─── Listing

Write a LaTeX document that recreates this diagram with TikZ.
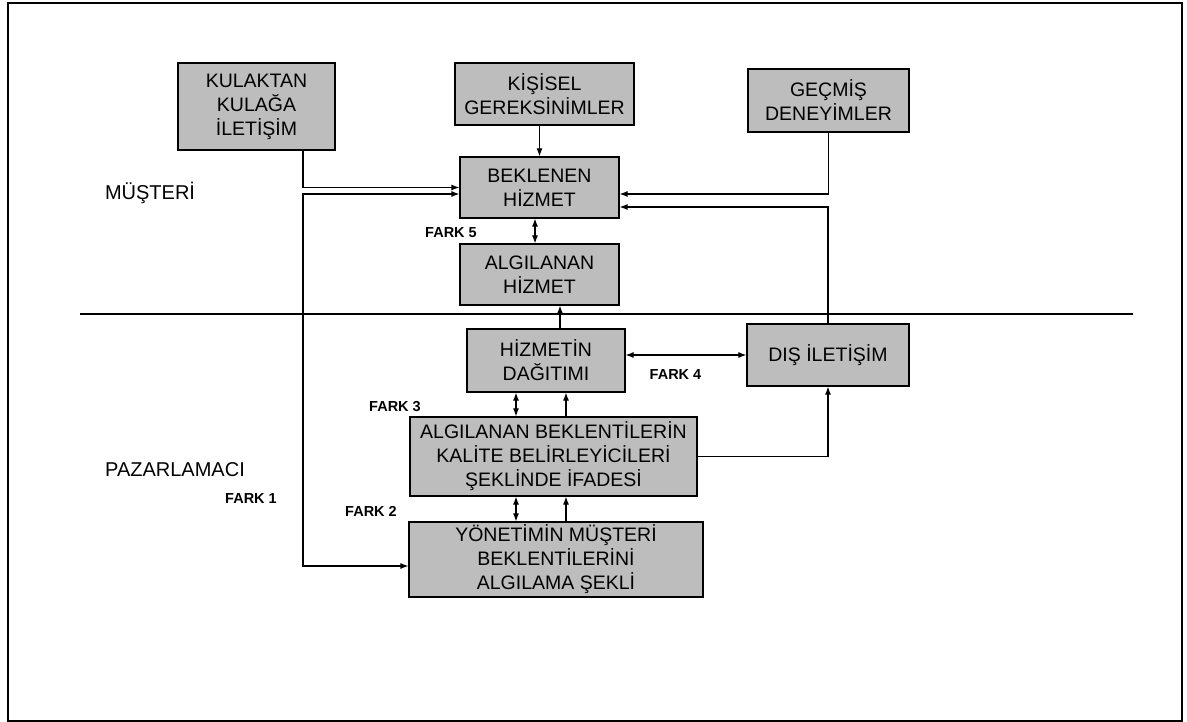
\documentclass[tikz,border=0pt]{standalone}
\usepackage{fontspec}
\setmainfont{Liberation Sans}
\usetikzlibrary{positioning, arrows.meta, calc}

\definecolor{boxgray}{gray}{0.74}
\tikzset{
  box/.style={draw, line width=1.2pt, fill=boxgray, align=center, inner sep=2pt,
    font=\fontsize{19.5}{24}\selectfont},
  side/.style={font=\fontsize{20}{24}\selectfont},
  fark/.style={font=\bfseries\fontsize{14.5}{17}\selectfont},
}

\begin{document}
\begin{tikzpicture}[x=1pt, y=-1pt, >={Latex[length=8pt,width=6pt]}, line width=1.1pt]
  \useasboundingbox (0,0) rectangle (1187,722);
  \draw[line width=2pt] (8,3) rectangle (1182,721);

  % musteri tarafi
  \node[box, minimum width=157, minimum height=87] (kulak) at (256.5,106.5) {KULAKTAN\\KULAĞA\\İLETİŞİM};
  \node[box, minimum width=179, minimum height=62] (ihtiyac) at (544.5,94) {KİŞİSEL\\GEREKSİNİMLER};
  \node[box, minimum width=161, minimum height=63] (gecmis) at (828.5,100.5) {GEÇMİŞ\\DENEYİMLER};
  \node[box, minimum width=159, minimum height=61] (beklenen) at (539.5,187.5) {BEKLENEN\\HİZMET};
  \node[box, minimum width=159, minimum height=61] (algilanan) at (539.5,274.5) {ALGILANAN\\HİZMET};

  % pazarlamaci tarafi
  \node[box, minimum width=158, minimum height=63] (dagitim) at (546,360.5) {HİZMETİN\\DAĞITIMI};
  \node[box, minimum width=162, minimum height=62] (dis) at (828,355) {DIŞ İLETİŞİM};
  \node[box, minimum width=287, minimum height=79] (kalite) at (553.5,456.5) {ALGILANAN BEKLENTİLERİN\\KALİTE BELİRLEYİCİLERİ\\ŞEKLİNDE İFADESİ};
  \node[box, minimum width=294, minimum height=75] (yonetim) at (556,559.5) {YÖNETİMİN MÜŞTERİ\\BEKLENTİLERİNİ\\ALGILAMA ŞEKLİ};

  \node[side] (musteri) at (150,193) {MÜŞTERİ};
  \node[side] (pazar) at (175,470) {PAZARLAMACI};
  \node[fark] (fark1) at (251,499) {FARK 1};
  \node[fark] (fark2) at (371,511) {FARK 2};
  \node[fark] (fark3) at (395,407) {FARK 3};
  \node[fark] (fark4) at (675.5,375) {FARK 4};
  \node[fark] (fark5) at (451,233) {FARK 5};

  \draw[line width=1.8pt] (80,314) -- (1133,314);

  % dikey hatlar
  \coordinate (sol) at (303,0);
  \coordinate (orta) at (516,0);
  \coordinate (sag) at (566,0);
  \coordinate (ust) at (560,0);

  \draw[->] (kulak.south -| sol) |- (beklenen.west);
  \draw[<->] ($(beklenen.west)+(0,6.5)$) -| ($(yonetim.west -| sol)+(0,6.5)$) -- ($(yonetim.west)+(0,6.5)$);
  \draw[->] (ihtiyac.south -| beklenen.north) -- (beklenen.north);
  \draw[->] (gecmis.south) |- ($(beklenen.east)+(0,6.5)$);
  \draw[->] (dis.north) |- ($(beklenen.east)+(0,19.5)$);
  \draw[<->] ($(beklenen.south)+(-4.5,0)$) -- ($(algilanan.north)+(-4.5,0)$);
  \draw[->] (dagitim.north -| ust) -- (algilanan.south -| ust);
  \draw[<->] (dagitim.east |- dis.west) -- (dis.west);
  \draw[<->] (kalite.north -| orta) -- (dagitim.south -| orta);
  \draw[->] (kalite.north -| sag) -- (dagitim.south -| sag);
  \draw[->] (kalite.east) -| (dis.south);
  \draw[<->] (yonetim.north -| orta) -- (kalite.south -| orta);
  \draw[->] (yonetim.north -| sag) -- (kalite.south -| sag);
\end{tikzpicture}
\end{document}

──────
─── Listing

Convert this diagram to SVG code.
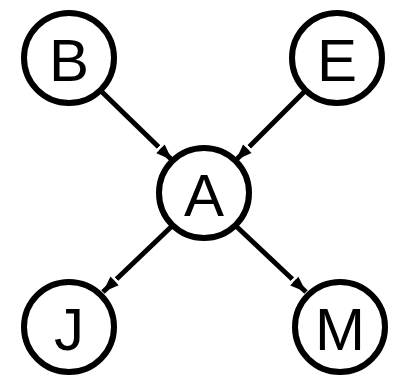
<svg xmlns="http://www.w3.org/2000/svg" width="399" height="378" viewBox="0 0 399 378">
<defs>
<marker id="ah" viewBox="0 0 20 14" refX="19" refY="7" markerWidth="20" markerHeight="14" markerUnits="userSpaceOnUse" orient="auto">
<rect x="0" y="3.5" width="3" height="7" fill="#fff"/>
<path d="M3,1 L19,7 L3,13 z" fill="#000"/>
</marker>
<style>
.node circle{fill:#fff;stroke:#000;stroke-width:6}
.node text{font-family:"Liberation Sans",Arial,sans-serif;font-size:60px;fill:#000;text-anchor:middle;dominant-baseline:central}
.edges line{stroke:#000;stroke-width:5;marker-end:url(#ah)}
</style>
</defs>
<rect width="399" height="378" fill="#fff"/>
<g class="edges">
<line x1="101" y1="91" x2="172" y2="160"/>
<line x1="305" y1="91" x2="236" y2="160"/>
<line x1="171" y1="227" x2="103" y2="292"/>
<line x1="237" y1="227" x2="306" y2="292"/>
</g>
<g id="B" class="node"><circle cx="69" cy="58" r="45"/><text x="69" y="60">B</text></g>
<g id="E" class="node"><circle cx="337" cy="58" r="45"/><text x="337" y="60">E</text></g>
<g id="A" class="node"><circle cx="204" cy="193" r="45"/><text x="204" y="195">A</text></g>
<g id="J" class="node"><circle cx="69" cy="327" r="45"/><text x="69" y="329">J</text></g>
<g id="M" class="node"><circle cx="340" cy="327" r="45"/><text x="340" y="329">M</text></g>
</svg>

──────

## Task details
Give only the lines from the one with "Write a LaTeX" to the one with "minimum height=61] (algilanan)", both included, again and exactly; leave the images out.

## Solution to the exercise
Write a LaTeX document that recreates this diagram with TikZ.
\documentclass[tikz,border=0pt]{standalone}
\usepackage{fontspec}
\setmainfont{Liberation Sans}
\usetikzlibrary{positioning, arrows.meta, calc}

\definecolor{boxgray}{gray}{0.74}
\tikzset{
  box/.style={draw, line width=1.2pt, fill=boxgray, align=center, inner sep=2pt,
    font=\fontsize{19.5}{24}\selectfont},
  side/.style={font=\fontsize{20}{24}\selectfont},
  fark/.style={font=\bfseries\fontsize{14.5}{17}\selectfont},
}

\begin{document}
\begin{tikzpicture}[x=1pt, y=-1pt, >={Latex[length=8pt,width=6pt]}, line width=1.1pt]
  \useasboundingbox (0,0) rectangle (1187,722);
  \draw[line width=2pt] (8,3) rectangle (1182,721);

  % musteri tarafi
  \node[box, minimum width=157, minimum height=87] (kulak) at (256.5,106.5) {KULAKTAN\\KULAĞA\\İLETİŞİM};
  \node[box, minimum width=179, minimum height=62] (ihtiyac) at (544.5,94) {KİŞİSEL\\GEREKSİNİMLER};
  \node[box, minimum width=161, minimum height=63] (gecmis) at (828.5,100.5) {GEÇMİŞ\\DENEYİMLER};
  \node[box, minimum width=159, minimum height=61] (beklenen) at (539.5,187.5) {BEKLENEN\\HİZMET};
  \node[box, minimum width=159, minimum height=61] (algilanan) at (539.5,274.5) {ALGILANAN\\HİZMET};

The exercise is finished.